La violence du Hamas a été particulièrement odieuse. Mais savoir si le terrorisme peut être considéré ou non comme une forme de résistance me semble vainc ! Il est surtout trop facile d’en faire la raison d’une nouvelle guerre et agression. Comme si la guerre avait besoin de prétexte ; comme si la guerre n’était pas toujours une défaite ! Ce sont, finalement, les Palestiniens qui sont les premières victimes du Hamas, car ce n’est pas de cette manière qu’ils se rendront fréquentables.

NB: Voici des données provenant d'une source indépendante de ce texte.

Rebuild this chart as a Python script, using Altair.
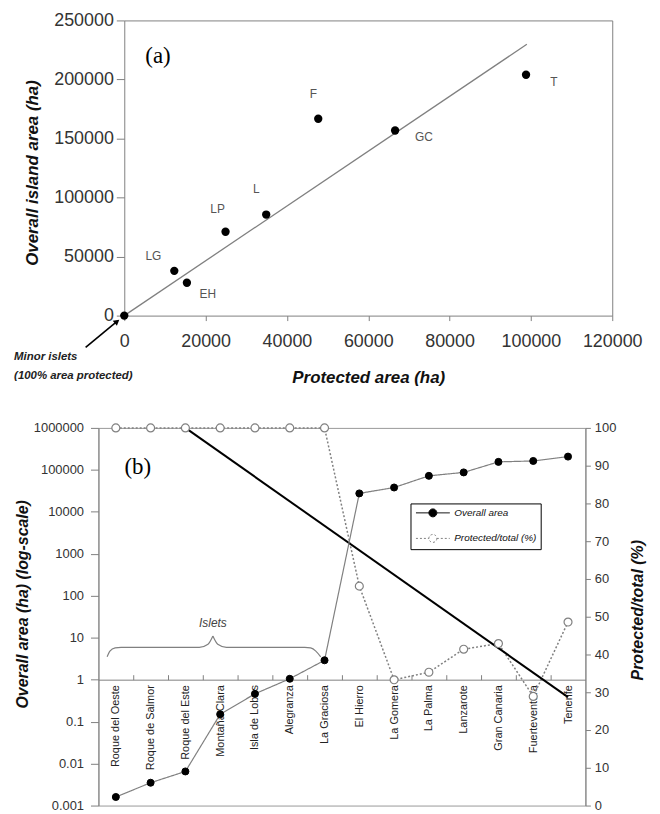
import json
import altair as alt
import pandas as pd

# ---------------- panel (a) data ----------------
island_codes = ["Minor islets", "LG", "EH", "LP", "L", "F", "GC", "T"]
protected_ha = [0, 12300, 15400, 24900, 34900, 47700, 66600, 98800]
overall_ha = [0, 37900, 27800, 71000, 85600, 166700, 156800, 204000]
fit_protected = [0, 99000]
fit_overall = [0, 229800]
x_ticks_a = [0, 20000, 40000, 60000, 80000, 100000, 120000]
y_ticks_a = [0, 50000, 100000, 150000, 200000, 250000]

note_lines = ["Minor islets", "(100% area protected)"]
note_protected = [-27100, -27100]
note_overall = [-35400, -51400]
arrow_protected = [-9500, -1780]
arrow_overall = [-27000, -4970]
panel_a_text = ["(a)"]
panel_a_protected = [8300]
panel_a_overall = [219700]

# ---------------- panel (b) data ----------------
islands = ["Roque del Oeste", "Roque de Salmor", "Roque del Este", "Montaña Clara",
           "Isla de Lobos", "Alegranza", "La Graciosa", "El Hierro", "La Gomera",
           "La Palma", "Lanzarote", "Gran Canaria", "Fuerteventura", "Tenerife"]
overall_area = [0.0016, 0.0035, 0.0065, 0.15, 0.46, 1.05, 2.9,
                27500, 38000, 72000, 87000, 155000, 163000, 207000]
protected_pct = [100, 100, 100, 100, 100, 100, 100,
                 58.1, 33.3, 35.3, 41.4, 42.9, 28.9, 48.6]
trend_islands = ["Roque del Este", "Tenerife"]
trend_pct = [100, 28.7]
log_ticks = [0.001, 0.01, 0.1, 1, 10, 100, 1000, 10000, 100000, 1000000]
pct_ticks = [0, 10, 20, 30, 40, 50, 60, 70, 80, 90, 100]
series_names = ["Overall area", "Protected/total (%)"]

brace_pos = [-0.25, -0.17, -0.02, 0.15, 2.4, 2.65, 2.79,
             2.79, 2.93, 3.18, 5.43, 5.6, 5.75, 5.89]
brace_val = [3.5, 4.8, 5.7, 5.9, 5.9, 7.0, 11.0,
             11.0, 7.0, 5.9, 5.9, 5.7, 4.8, 3.5]
brace_part = ["left"] * 7 + ["right"] * 7
islets_text = ["Islets"]
islets_pos = [2.79]
islets_val = [23]
panel_b_text = ["(b)"]
panel_b_pos = [0.63]
panel_b_val = [117000]

# ---------------- styles ----------------
FONT = "Liberation Sans"
SERIF = "Liberation Serif"
AX = "#808080"
label_offsets = {"LG": (-21, -15), "EH": (21, 11), "LP": (-8, -23), "L": (-10, -26),
                 "F": (-5, -25), "GC": (29, 7), "T": (28, 7)}

SHIFT_A = 26          # panel (a) plot starts this far right of panel (b)
W_A, H_A = 491, 297
W_B, H_B = 490, 380

# ================= panel (a) =================
df_a = pd.DataFrame({"code": island_codes, "protected": protected_ha, "overall": overall_ha})
xs_a = alt.Scale(domain=[0, 120000], nice=False, zero=False, range=[SHIFT_A, SHIFT_A + W_A])
ys_a = alt.Scale(domain=[0, 250000], nice=False, zero=False)

x_axis_a = alt.Axis(values=x_ticks_a, format="d", title="Protected area (ha)",
                    labelFontSize=18, labelPadding=12, tickSize=5, labelFlush=False,
                    titleFontSize=17, titleFontWeight="bold", titleFontStyle="italic",
                    titlePadding=19, titleX=SHIFT_A + W_A / 2, grid=False)
y_axis_a = alt.Axis(values=y_ticks_a, format="d", title="Overall island area (ha)",
                    labelFontSize=18, labelPadding=3, tickSize=8, offset=-SHIFT_A,
                    titleFontSize=17, titleFontWeight="bold", titleFontStyle="italic",
                    titlePadding=12, titleY=153, grid=False)
x_top_a = alt.Axis(orient="top", labels=False, ticks=False, domain=True, title=None, grid=False)
y_right_a = alt.Axis(orient="right", labels=False, ticks=False, domain=True, title=None, grid=False)

xa = lambda: alt.X("protected:Q", scale=xs_a, axis=None)
ya = lambda: alt.Y("overall:Q", scale=ys_a, axis=None)

fit_a = alt.Chart(pd.DataFrame({"protected": fit_protected, "overall": fit_overall})).mark_line(
    color=AX, strokeWidth=1.3).encode(x=alt.X("protected:Q", scale=xs_a, axis=x_axis_a),
                                      y=alt.Y("overall:Q", scale=ys_a, axis=y_axis_a))
pts_a = alt.Chart(df_a).mark_circle(size=70, color="black", opacity=1).encode(
    x=alt.X("protected:Q", scale=xs_a, axis=x_top_a),
    y=alt.Y("overall:Q", scale=ys_a, axis=y_right_a))

label_layers = []
for code, (dx, dy) in label_offsets.items():
    label_layers.append(
        alt.Chart(df_a).transform_filter(alt.datum.code == code).mark_text(
            dx=dx, dy=dy, fontSize=12, font=FONT, color="#555").encode(
            x=xa(), y=ya(), text="code:N"))

note_a = alt.Chart(pd.DataFrame({"t": note_lines, "protected": note_protected,
                                 "overall": note_overall})).mark_text(
    align="left", baseline="middle", fontSize=11.5, font=FONT, fontStyle="italic",
    fontWeight="bold", color="#222", clip=False).encode(x=xa(), y=ya(), text="t:N")
arrow_line = alt.Chart(pd.DataFrame({"protected": arrow_protected, "overall": arrow_overall})).mark_line(
    color="black", strokeWidth=1.6, clip=False).encode(x=xa(), y=ya())
arrow_head = alt.Chart(pd.DataFrame({"protected": arrow_protected[-1:], "overall": arrow_overall[-1:]})).mark_point(
    shape="triangle-up", size=45, angle=51, filled=True, color="black", opacity=1, clip=False).encode(x=xa(), y=ya())
tag_a = alt.Chart(pd.DataFrame({"t": panel_a_text, "protected": panel_a_protected,
                                "overall": panel_a_overall})).mark_text(
    font=SERIF, fontSize=23, color="black").encode(x=xa(), y=ya(), text="t:N")

panel_a = alt.layer(fit_a, pts_a, *label_layers, note_a, arrow_line, arrow_head, tag_a).resolve_axis(
    x="independent", y="independent").properties(
    width=SHIFT_A + W_A, height=H_A, view=alt.ViewBackground(stroke="transparent"))

# ================= panel (b) =================
n = len(islands)
df_b = pd.DataFrame({"idx": list(range(n)), "island": islands,
                     "overall": overall_area, "pct": protected_pct})
xs_b = alt.Scale(domain=[-0.5, n - 0.5], nice=False, zero=False)
ylog = alt.Scale(type="log", domain=[0.001, 1000000], nice=False)
ypct = alt.Scale(domain=[0, 100], nice=False, zero=False)

one_from_bottom = H_B * 3 / 9
label_expr = json.dumps(islands, ensure_ascii=False) + "[datum.value]"
x_lab_axis = alt.Axis(values=list(range(n)), labelExpr=label_expr, orient="bottom",
                      offset=-one_from_bottom, labelAngle=-90, labelAlign="right",
                      labelBaseline="middle", labelFontSize=11, labelPadding=5,
                      labelColor="#222", ticks=False, domain=False, title=None,
                      grid=False, labelOverlap=False)
x_tick_axis = alt.Axis(values=[i + 0.5 for i in range(n - 1)], orient="top",
                       offset=-(H_B - one_from_bottom), labels=False, ticks=True,
                       tickSize=5, domain=True, title=None, grid=False)
y_log_axis = alt.Axis(values=log_ticks, format="~f", title="Overall area (ha) (log-scale)",
                      labelFontSize=13, tickSize=8, labelPadding=7, titleFontSize=16,
                      titleFontWeight="bold", titleFontStyle="italic", titlePadding=3,
                      titleY=177, grid=False)
y_pct_axis = alt.Axis(orient="right", values=pct_ticks, title="Protected/total (%)",
                      labelFontSize=13, tickSize=5, labelPadding=4, titleFontSize=16,
                      titleFontWeight="bold", titleFontStyle="italic", titlePadding=14,
                      titleAngle=270, titleBaseline="top", titleY=183, grid=False)

sym_path = "M-3.4,0L-0.8,0M0.8,0L3.4,0M0.8,0A0.8,0.8,0,1,1,-0.8,0A0.8,0.8,0,1,1,0.8,0Z"
legend_b = alt.Legend(title=None, orient="none", legendX=314, legendY=76, direction="vertical",
                      strokeColor="black", fillColor="white", padding=4, symbolType=sym_path,
                      symbolSize=100, symbolStrokeWidth=1, symbolOffset=13, labelOffset=16,
                      labelFontSize=10, labelFontStyle="italic", labelFont=FONT,
                      labelColor="#111", rowPadding=12.7)
dash_scale = alt.Scale(domain=series_names, range=[[1, 0], [2, 2]])
fill_scale = alt.Scale(domain=series_names, range=["black", "white"])
stroke_scale = alt.Scale(domain=series_names, range=["black", "#808080"])

xb = lambda: alt.X("idx:Q", scale=xs_b, axis=None)

base_b = alt.Chart(df_b)
s_over = f'"{series_names[0]}"'
s_pct = f'"{series_names[1]}"'

pct_line = base_b.transform_calculate(series=s_pct).mark_line(color="#808080", strokeWidth=1.5).encode(
    x=alt.X("idx:Q", scale=xs_b, axis=x_tick_axis),
    y=alt.Y("pct:Q", scale=ypct, axis=y_pct_axis),
    strokeDash=alt.StrokeDash("series:N", scale=dash_scale, legend=legend_b))

trend_df = pd.DataFrame({"idx": [islands.index(s) for s in trend_islands], "pct": trend_pct})
trend_line = alt.Chart(trend_df).mark_line(color="black", strokeWidth=2).encode(
    x=xb(), y=alt.Y("pct:Q", scale=ypct, axis=None))

over_line = base_b.transform_calculate(series=s_over).mark_line(color="#808080", strokeWidth=1.2).encode(
    x=alt.X("idx:Q", scale=xs_b, axis=x_lab_axis),
    y=alt.Y("overall:Q", scale=ylog, axis=y_log_axis),
    strokeDash=alt.StrokeDash("series:N", scale=dash_scale, legend=legend_b))

over_pts = base_b.transform_calculate(series=s_over).mark_point(
    shape="circle", size=50, opacity=1, strokeWidth=1).encode(
    x=xb(), y=alt.Y("overall:Q", scale=ylog, axis=None),
    fill=alt.Fill("series:N", scale=fill_scale, legend=legend_b),
    stroke=alt.Stroke("series:N", scale=stroke_scale, legend=legend_b))

pct_pts = base_b.transform_calculate(series=s_pct).mark_point(
    shape="circle", size=64, opacity=1, strokeWidth=1.2).encode(
    x=xb(), y=alt.Y("pct:Q", scale=ypct, axis=None),
    fill=alt.Fill("series:N", scale=fill_scale, legend=legend_b),
    stroke=alt.Stroke("series:N", scale=stroke_scale, legend=legend_b))

brace = alt.Chart(pd.DataFrame({"idx": brace_pos, "v": brace_val, "part": brace_part})).mark_line(
    color="#808080", strokeWidth=1.2, interpolate="monotone").encode(
    x=xb(), y=alt.Y("v:Q", scale=ylog, axis=None), detail="part:N")

islets = alt.Chart(pd.DataFrame({"idx": islets_pos, "v": islets_val, "t": islets_text})).mark_text(
    font=FONT, fontSize=12, fontStyle="italic", color="#444").encode(
    x=xb(), y=alt.Y("v:Q", scale=ylog, axis=None), text="t:N")

tag_b = alt.Chart(pd.DataFrame({"idx": panel_b_pos, "v": panel_b_val, "t": panel_b_text})).mark_text(
    font=SERIF, fontSize=23, color="black").encode(
    x=xb(), y=alt.Y("v:Q", scale=ylog, axis=None), text="t:N")

panel_b = alt.layer(pct_line, trend_line, over_line, over_pts, pct_pts, brace, islets, tag_b).resolve_scale(
    y="independent").resolve_axis(x="independent", y="independent").properties(width=W_B, height=H_B)

chart = alt.concat(panel_a, panel_b, columns=1, spacing=35).resolve_scale(
    fill="independent", stroke="independent", strokeDash="independent").properties(
    padding={"left": 5, "top": 0, "right": 5, "bottom": 0}
).configure_view(stroke="#999", strokeWidth=1).configure_axis(
    labelFont=FONT, titleFont=FONT, domainColor=AX, tickColor=AX,
    labelColor="#333", titleColor="#111", grid=False)

chart.save("out.html", embed_options={"renderer": "svg", "actions": False})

Mais ont-ils jamais été considérés comme fréquentables ?

Se focaliser sur la violence des crimes du Hamas, c’est malheureusement taire la violence quotidienne et étatique que subissent les Palestiniens qui ont été acculés à s’en remettre au Hamas par absence totale de perspective pacifique alternative. Il était absolument frappant, lorsqu’on voyait les images au JT, que les Israéliens se terraient chez eux ; mais que les Palestiniens n’avaient tout simplement plus de chez eux ! Il est vraiment déplacé de d’offusquer que ce soit par la violence que les Palestiniens cherchent à avoir une place dans le monde, ou encore par désespoir ou retournement de la violence contre soi, alors que la manière dont Israël s’est imposé sur ce territoire, doit sa plus grande part à la violence, le nationalisme et la colonisation.

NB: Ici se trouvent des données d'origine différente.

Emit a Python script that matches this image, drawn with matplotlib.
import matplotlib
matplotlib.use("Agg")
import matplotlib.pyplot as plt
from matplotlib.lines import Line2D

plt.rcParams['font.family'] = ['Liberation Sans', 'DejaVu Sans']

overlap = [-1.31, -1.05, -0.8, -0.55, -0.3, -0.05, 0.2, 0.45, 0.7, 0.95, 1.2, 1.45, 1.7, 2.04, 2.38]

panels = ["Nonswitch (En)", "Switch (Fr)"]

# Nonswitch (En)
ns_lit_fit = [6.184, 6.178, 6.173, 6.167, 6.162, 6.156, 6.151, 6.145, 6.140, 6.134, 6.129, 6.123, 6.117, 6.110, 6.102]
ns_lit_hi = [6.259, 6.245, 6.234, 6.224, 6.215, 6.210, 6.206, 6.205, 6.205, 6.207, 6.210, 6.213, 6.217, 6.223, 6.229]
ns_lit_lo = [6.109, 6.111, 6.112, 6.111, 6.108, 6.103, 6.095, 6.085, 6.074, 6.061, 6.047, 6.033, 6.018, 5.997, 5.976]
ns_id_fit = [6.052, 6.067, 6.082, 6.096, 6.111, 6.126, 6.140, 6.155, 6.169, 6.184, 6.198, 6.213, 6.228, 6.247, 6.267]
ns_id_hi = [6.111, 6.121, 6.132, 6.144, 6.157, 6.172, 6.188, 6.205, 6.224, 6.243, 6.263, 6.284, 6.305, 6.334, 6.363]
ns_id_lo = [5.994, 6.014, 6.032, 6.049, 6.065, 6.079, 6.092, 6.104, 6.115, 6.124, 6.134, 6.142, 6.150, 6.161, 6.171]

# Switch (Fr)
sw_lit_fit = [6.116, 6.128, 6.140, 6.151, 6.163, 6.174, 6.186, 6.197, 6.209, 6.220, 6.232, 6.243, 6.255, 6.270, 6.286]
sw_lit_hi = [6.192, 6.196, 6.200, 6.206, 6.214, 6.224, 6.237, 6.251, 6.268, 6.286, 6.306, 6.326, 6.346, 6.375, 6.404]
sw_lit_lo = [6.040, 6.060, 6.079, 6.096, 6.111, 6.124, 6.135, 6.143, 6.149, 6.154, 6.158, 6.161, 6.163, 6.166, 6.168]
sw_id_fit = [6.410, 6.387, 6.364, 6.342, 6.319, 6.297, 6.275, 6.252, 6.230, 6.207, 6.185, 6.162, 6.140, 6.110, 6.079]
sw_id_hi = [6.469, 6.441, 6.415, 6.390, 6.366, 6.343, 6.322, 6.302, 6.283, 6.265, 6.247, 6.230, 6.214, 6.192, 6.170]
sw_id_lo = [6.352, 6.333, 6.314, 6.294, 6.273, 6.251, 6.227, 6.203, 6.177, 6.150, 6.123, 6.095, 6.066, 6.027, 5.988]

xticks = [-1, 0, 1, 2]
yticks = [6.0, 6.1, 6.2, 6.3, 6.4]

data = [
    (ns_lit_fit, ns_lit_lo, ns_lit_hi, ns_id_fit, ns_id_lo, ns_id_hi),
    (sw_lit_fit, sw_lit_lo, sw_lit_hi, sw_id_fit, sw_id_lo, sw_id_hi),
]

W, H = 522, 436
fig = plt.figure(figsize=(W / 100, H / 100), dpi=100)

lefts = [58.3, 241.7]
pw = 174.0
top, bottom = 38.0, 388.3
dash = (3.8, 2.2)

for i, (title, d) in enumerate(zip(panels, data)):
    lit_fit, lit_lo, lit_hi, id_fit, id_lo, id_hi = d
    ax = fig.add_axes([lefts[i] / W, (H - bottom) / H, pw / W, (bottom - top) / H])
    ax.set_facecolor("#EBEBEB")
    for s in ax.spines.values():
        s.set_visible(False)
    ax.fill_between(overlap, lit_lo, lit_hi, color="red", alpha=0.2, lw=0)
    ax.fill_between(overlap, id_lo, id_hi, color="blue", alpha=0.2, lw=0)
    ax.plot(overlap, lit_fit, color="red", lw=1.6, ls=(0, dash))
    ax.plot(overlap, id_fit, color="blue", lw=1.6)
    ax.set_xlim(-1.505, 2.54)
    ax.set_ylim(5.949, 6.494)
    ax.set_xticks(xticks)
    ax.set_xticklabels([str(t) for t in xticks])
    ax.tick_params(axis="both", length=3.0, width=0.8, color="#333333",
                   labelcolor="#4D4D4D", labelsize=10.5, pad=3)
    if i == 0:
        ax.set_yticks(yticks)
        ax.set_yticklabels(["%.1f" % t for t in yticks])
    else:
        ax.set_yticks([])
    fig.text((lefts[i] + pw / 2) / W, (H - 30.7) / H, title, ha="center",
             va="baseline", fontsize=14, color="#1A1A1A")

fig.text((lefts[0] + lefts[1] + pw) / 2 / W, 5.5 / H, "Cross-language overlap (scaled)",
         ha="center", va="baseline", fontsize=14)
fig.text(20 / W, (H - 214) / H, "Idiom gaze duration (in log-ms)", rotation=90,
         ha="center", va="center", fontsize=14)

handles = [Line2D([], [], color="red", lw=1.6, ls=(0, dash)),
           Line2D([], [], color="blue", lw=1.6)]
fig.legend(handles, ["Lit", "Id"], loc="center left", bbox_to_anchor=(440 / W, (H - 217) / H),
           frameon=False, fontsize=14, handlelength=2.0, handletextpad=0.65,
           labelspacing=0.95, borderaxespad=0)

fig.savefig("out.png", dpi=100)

Parler de pogroms pour qualifier ces actes monstrueux du Hamas me semble très dangereux. Car c’est un mot qui ravive la hantise de l’antisémitisme et la mémoire douloureuse de la shoah. Les pogroms étaient des déferlements de haines, par des foules enragées, contre leurs voisins, parce qu’ils étaient juifs, minoritaires ou considérés comme étrangers. Ces actes du Hamas, aussi barbares soient-ils, ne sont pas des manifestations d’antisémitisme ! Ils ne s’en prennent pas aux juifs, mais bien aux israéliens, qui se considèrent comme parfaitement chez eux là où ils vivent. Ils ne sont pas le fait des foules, mais d’organisations, etc.

Il n’est plus possible qu’Israël, et derrière lui l’ensemble de la communauté juive, continue à dénier plus longtemps sa propre responsabilité, son insensibilité à l’autre, dans ce conflit qui dure depuis le début de l’existence même d’Israël. Cette déresponsabilisation, cette obstination dans le déni et l’arrogance sont aujourd’hui ce qui blesse et détruit moralement la communauté juive elle-même. Ce ne sont pas nous les juifs honteux, … !

 

  • Refuser le chantage à l’existence d’Israël.

De nombreuses personnes, et pas seulement juives, ont manifesté leur solidarité à Israël en se servant du slogan « Israël vivra ! ». Et cela m’a interrogée sur le sens des formules. Comment cela se fait-il que ce soit Israël qui parle de survie alors que toute la victoire du Hamas consiste, justement, à avoir pour la première fois un peu ébranlé son invincibilité ? Comment cela se fait-il que les Palestiniens parlent de « vaincre », alors que la Palestine existe à peine !? En l’occurrence, vouloir qu’Israël vive, c’est faire une confusion entre la vie des personnes elles-mêmes, physiquement, et celle d’un Etat qui se veut juif. Personne n’aurait plus aujourd’hui l’intention, ni surtout la force, de « jeter les juifs à la mer » (alors que cette peur nous reste chevillée au corps), alors que c’est exactement ce qui se passe avec les Palestiniens. Mais, peut-être bien qu’il faudrait réfléchir à la viabilité d’un Etat qui, pour être juif, devrait rejeter hors de son territoire toutes les autres personnes qui voudraient y vivre. Et tirer enfin les conclusions qui s‘imposent, à savoir qu’il n’est possible de sortir de l’impasse sanglante, qu’en empruntant, au contraire de l’option nationaliste, une logique de la cohabitation. Comme le dit la philosophe Hannah Arendt, à propos de Eichmann, justement, qui fomentait et organisait l’élimination physique d’un maximum de juifs : « Nul n’a le droit de choisir avec qui cohabiter sur cette terre ». Les Israéliens et les Palestiniens partagent la volonté d’habiter la même terre. C’est déjà quelque chose ! De plus, comme le dit Edward Saïd, il y a bien plus de ressemblances entre les deux peuples qu’on ne l’imagine, ne fut-ce que par l’exil qu’ils ont tous deux également connu. Bien sûr, c’était il y a 20 ans, et depuis lors, les choses se sont encore envenimées dans la haine et la violence, mais à nouveau, de façon symétrique ! Même si l’espoir de paix semble plus éloigné que jamais, il faut savoir que cette cohabitation, non choisie mais raisonnée, imposée par les puissances internationales, reste néanmoins la seule solution.